Depot Boijmans Van Beuningen: inauguration of a world first11/05/21
With Depot Boijmans Van Beuningen, a mecca for art and collection management is opening. A building of a new order. King Willem-Alexander opens the depot, after which the public can discover the treasure chamber of Rotterdam.
The idea of a new building to safeguard the art collection was first whispered about in 2004. After the first pile was sunk in March 2017, now, 4.5 years later, the building is completed: Depot Boijmans Van Beuningen in the Museum Park in Rotterdam was opened by His Majesty the King on Friday 5 November 2021. The cellars under the museum were unsuitable for storage due to flooding – it proved to be an opportunity for the city. With the arrival of the art depot – designed by MVRDV – the internationally renowned Boijmans Van Beuningen art collection and the care for these 151,000 objects will be made transparent under one roof, next to the museum building that is undergoing renovation. Museums worldwide generally display an average of six to ten percent of the collection – the remaining ninety percent, and the work associated with conservation is hidden and sequestered. The depot breaks with this tradition of hiding and makes all of these invisible works of art visible; it is the epitome of the changing views on collection management and a pioneering building. Never before has accessible museum storage on this scale been combined with a view behind the scenes for the general public. Following the opening by HM the King, the depot is open to the public from Saturday 6 November.
History of the depot
The art depots in the cellars of the adjacent Museum Boijmans Van Beuningen were unsafe, overcrowded and outdated. Since the 1970s, large external depots have been hired. From 2017, the museum depots under the museum have been emptied bit by bit and the collection was stored in the external depots locally and abroad. In 2019, the last works of art left the museum depot, while at the same time museum gates closed to the public. Partly because of the more frequent occurrence of flooding, it was not an option to keep the valuable collection of more than 151,000 works of art under museum after its renovation. The only solution turned out to be an external depot. The idea came up in 2004, the first sketches were made in 2007, ten years later the first pile was driven into the ground. In 2020, the public could take a look inside for the first time. Following the museum’s vision, supported by the De Verre Bergen Foundation and the Municipality of Rotterdam, the entire museum collection is now accessible under one roof in an open depot in the city centre, instead of a closed depot in an anonymous industrial outskirt. The adjacent Museum Boijmans Van Beuningen in Rotterdam is expected to open its doors in 2028 after a major renovation and upgrade.
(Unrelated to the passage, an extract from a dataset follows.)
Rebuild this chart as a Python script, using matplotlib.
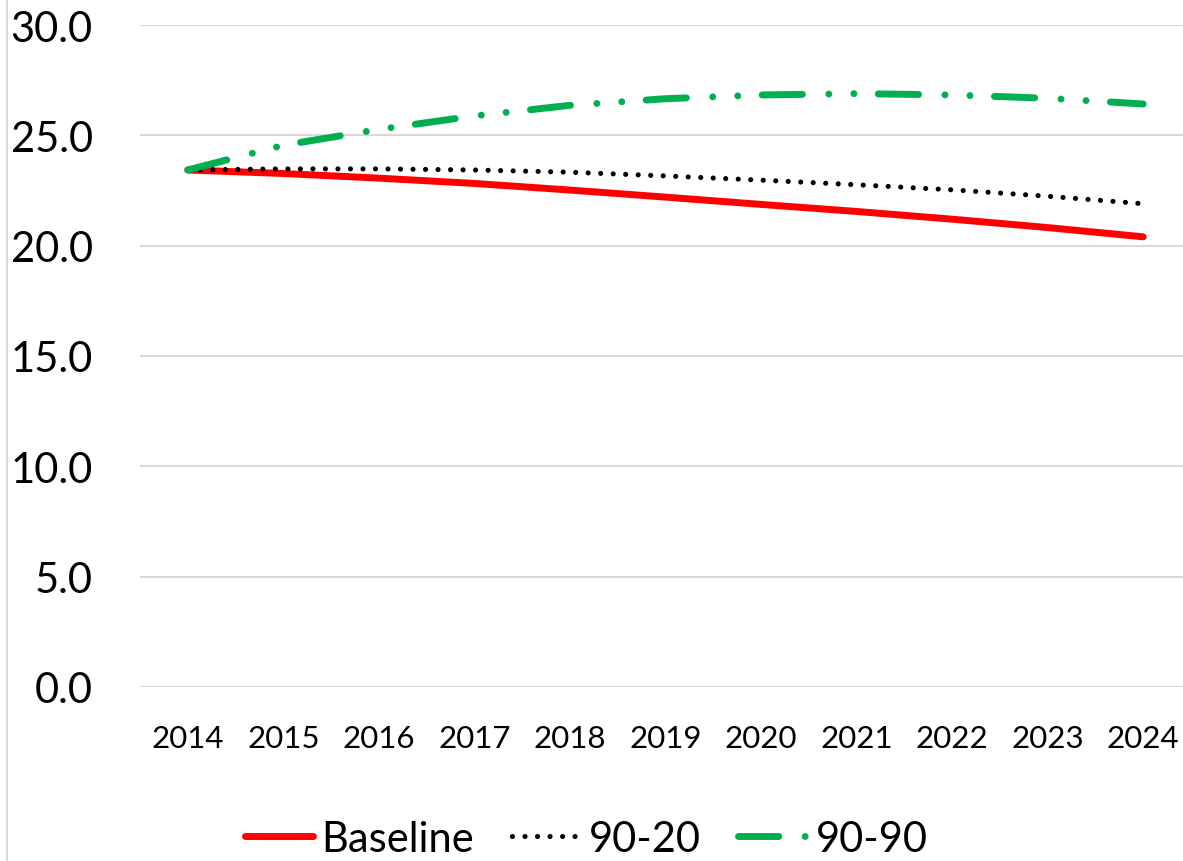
import matplotlib
matplotlib.use("Agg")
import matplotlib.pyplot as plt
from matplotlib.lines import Line2D

plt.rcParams['font.family'] = ['Lato', 'DejaVu Sans']
plt.rcParams['lines.scale_dashes'] = False

years = ['2014', '2015', '2016', '2017', '2018', '2019', '2020', '2021', '2022', '2023', '2024']
baseline = [23.43, 23.27, 23.06, 22.82, 22.52, 22.20, 21.87, 21.55, 21.20, 20.82, 20.40]
s90_20 = [23.43, 23.48, 23.48, 23.43, 23.33, 23.16, 22.97, 22.76, 22.53, 22.24, 21.90]
s90_90 = [23.43, 24.55, 25.27, 25.88, 26.36, 26.66, 26.83, 26.89, 26.83, 26.68, 26.42]

fig = plt.figure(figsize=(11.83, 8.62), dpi=100)
ax = fig.add_axes([140 / 1183, 1 - 688 / 862, 1051 / 1183, 662 / 862])

x = range(len(years))
ax.plot(x, baseline, color='#ff0000', lw=5, solid_capstyle='round',
        solid_joinstyle='round', label='Baseline')
ax.plot(x, s90_20, color='black', lw=3.7, dashes=(0.01, 9), dash_capstyle='round',
        label='90-20')
ax.plot(x, s90_90, color='#00b050', lw=5, dashes=(29, 19, 0.01, 18, 0.01, 17.6),
        dash_capstyle='round', dash_joinstyle='round', label='90-90')

ax.set_xlim(-0.5, 10.5)
ax.set_ylim(0, 30)
yt = [0, 5, 10, 15, 20, 25, 30]
ax.set_yticks(yt)
ax.set_yticklabels(['%.1f' % v for v in yt])
ax.set_xticks(list(x))
ax.set_xticklabels(years)
ax.tick_params(axis='y', length=0, pad=34, labelsize=30)
ax.tick_params(axis='x', length=0, pad=27, labelsize=22.5)
ax.grid(axis='y', color='#d9d9d9', lw=1.5)
ax.set_axisbelow(True)
for s in ax.spines.values():
    s.set_visible(False)

# thin chart border on the left edge
fig.add_artist(Line2D([7 / 1183, 7 / 1183], [0, 1], transform=fig.transFigure,
                      color='#d9d9d9', lw=1.5))

fig.legend(loc='center', bbox_to_anchor=(586 / 1183, 1 - 840 / 862), ncol=3,
           frameon=False, fontsize=30, handlelength=1.65, handletextpad=0.2,
           columnspacing=0.9, borderaxespad=0)

fig.savefig('out.png', dpi=100)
The Boijmans Van Beuningen collection
The Boijmans Van Beuningen collection is the only one in the Netherlands that introduces the visitor to seven centuries of (Western) art history of the highest level, spanning from 1400 to the present. The museum offers an international perspective and makes connections between contemporary art and design, linking old masters, design, and prints and drawings. Not only is the breadth and composition of the collection unique in the Netherlands, the quality of individual works is also high. Rotterdam’s entrepreneurship and private initiative play a leading role in the 172-year history of the museum. Harbor barons of yesteryear underlined their international orientation and view of the world by collecting high-quality art. Together with small collectors and the staff of the museum, they brought together an extensive, international art collection in which not only almost all the great masters are represented with important pieces, but also the most beautiful works by lesser-known artists. No museum in the Netherlands has a collection with such an international character and extends over so many centuries.
The world-famous art collection now contains more than 151,000 objects, including more than 63,000 paintings, photographs, films, pre-industrial and design objects, contemporary art installations, sculptures and 88,000 prints and drawings. With its diversity of focal points and qualities over the centuries, the collection shows itself like a map.